8.8 Entire Agreement. The Agreement is the product of both of the parties hereto, and constitutes the entire agreement between such parties pertaining to the subject matter hereof, and merges all prior negotiations and drafts of the parties with regard to the transactions contemplated herein. Any and all other written or oral agreements existing between the parties hereto regarding such transactions are expressly canceled.
8.9 Advice of Legal Counsel. Each party acknowledges and represents that it has had the opportunity to seek advice as to its legal rights from legal counsel and that the person signing on its behalf has read and understood all of the terms and provisions of the Agreement. This Agreement shall not be construed against any party by reason of the drafting or preparation thereof.
8.10 Use of Flex Name. The existence and terms of the Agreement are Confidential Information and protected pursuant to the terms herein. Accordingly, Company may not use Flex’s name or identity or any other Confidential Information in any advertising, promotion or other public announcement without the prior express written consent of Flex.
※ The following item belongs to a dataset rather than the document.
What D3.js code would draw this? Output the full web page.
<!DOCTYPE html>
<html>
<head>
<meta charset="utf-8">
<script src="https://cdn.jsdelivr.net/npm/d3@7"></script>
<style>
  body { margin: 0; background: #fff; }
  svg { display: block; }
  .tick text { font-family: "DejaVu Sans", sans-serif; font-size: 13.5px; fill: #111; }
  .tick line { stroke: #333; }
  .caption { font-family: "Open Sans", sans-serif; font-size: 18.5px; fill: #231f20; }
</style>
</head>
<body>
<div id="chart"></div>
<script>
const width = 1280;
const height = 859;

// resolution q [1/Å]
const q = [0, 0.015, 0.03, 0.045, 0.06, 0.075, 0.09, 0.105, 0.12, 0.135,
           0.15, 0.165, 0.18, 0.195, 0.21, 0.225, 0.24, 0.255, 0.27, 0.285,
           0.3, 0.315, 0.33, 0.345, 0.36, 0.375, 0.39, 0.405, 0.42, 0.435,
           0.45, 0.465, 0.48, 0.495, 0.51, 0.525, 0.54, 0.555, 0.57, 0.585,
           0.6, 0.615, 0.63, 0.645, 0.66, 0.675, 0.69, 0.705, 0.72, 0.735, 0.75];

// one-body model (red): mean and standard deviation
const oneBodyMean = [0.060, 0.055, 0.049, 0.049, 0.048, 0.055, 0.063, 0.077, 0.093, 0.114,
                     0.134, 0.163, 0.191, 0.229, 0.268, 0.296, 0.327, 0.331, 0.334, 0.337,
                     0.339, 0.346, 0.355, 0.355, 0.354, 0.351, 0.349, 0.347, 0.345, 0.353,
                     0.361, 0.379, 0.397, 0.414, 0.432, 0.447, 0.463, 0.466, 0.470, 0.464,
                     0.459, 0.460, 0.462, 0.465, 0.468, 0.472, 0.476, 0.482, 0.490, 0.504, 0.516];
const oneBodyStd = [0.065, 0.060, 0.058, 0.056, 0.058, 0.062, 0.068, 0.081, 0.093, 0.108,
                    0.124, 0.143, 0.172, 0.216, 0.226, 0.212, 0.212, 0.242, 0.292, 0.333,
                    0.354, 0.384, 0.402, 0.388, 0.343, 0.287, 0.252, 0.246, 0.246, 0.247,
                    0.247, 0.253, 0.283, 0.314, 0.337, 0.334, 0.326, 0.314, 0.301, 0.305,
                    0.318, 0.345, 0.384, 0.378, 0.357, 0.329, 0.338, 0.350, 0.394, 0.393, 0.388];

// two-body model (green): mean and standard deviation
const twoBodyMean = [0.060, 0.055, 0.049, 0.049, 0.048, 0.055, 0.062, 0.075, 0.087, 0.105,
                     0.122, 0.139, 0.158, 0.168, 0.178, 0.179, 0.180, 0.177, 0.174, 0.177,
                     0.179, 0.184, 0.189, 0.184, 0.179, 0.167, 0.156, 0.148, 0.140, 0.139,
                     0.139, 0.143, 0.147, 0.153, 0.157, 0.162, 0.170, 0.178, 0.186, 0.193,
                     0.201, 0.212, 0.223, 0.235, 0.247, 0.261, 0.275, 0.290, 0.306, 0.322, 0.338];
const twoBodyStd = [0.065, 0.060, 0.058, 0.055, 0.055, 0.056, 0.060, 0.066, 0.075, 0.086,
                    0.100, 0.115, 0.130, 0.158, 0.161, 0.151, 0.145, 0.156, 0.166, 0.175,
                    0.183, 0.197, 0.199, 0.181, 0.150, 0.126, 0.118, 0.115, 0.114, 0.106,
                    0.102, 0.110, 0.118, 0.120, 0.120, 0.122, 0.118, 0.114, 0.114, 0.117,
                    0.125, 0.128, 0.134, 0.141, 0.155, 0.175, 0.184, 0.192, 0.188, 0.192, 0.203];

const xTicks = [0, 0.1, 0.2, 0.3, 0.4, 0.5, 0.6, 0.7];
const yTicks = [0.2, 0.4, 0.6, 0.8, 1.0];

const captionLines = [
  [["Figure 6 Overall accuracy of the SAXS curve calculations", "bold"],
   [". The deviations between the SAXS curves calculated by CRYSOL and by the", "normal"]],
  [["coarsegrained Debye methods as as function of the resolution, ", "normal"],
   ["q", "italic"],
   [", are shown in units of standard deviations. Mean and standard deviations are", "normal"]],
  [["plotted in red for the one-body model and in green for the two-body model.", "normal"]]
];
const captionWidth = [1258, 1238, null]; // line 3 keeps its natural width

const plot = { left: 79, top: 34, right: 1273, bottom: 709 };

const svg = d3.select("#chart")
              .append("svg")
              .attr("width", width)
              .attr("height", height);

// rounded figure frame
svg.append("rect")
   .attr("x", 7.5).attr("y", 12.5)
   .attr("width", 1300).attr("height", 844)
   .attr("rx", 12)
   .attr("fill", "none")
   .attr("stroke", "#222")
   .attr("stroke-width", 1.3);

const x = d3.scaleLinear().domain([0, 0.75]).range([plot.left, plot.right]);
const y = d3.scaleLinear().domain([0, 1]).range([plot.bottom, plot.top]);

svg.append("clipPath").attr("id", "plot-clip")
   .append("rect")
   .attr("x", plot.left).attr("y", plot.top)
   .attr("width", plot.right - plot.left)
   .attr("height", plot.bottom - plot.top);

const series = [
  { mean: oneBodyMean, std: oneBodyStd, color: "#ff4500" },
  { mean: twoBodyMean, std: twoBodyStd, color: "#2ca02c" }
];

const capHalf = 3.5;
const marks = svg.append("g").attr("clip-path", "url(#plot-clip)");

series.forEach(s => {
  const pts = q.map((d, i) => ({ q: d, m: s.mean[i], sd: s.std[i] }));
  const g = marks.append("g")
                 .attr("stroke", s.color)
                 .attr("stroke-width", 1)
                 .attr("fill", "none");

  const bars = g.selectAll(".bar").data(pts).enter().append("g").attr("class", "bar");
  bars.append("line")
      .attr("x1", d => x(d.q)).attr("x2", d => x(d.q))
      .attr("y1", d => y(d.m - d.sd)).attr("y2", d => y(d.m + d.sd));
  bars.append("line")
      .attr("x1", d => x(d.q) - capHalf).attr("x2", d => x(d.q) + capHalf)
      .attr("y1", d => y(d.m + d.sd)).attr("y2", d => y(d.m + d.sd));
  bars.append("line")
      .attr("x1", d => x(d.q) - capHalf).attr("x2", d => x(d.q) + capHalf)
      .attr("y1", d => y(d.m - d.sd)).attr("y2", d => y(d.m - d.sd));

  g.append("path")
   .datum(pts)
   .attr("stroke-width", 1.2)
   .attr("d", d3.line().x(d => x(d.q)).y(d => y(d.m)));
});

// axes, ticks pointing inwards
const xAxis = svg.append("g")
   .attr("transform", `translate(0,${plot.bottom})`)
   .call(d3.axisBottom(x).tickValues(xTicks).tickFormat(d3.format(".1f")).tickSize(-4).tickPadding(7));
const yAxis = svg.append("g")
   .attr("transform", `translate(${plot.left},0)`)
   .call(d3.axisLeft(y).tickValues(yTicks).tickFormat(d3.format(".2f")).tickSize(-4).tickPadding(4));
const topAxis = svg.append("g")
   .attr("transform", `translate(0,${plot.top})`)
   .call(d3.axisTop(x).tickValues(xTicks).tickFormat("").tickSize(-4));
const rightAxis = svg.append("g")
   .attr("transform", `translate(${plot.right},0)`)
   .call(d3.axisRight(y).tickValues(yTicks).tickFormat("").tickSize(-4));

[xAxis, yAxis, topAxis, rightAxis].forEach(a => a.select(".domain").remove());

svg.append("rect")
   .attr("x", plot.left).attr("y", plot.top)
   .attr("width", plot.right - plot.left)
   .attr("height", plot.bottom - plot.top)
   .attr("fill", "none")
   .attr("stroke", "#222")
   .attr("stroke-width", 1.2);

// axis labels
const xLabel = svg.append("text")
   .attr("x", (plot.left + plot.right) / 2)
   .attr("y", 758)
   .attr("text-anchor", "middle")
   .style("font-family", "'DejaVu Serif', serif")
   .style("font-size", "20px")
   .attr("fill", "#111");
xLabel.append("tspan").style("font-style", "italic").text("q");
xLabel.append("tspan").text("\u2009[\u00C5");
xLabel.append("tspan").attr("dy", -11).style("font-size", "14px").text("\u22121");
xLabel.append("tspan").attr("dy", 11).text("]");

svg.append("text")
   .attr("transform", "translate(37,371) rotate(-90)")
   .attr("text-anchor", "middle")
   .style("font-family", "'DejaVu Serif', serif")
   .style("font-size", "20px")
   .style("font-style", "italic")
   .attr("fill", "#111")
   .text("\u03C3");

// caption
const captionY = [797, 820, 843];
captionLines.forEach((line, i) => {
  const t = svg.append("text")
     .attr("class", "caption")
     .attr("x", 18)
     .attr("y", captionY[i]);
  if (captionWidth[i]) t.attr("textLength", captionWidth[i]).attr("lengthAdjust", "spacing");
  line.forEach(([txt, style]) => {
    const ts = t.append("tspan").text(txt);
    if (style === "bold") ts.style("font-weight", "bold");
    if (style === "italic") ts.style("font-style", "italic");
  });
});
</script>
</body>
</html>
8.11 Changes to these Terms. Flex may, in its sole discretion, modify or update these Terms from time to time, and so Company should review this page periodically. When Flex changes these Terms in a material manner, Flex will update the ‘last modified’ date at the top of this page and notify each Company that material changes have been made to these Terms. If Company does not agree to any of these terms or any future Terms, Company may terminate the Agreement, provided that such termination will not relieve Company of its obligation to pay any commissions.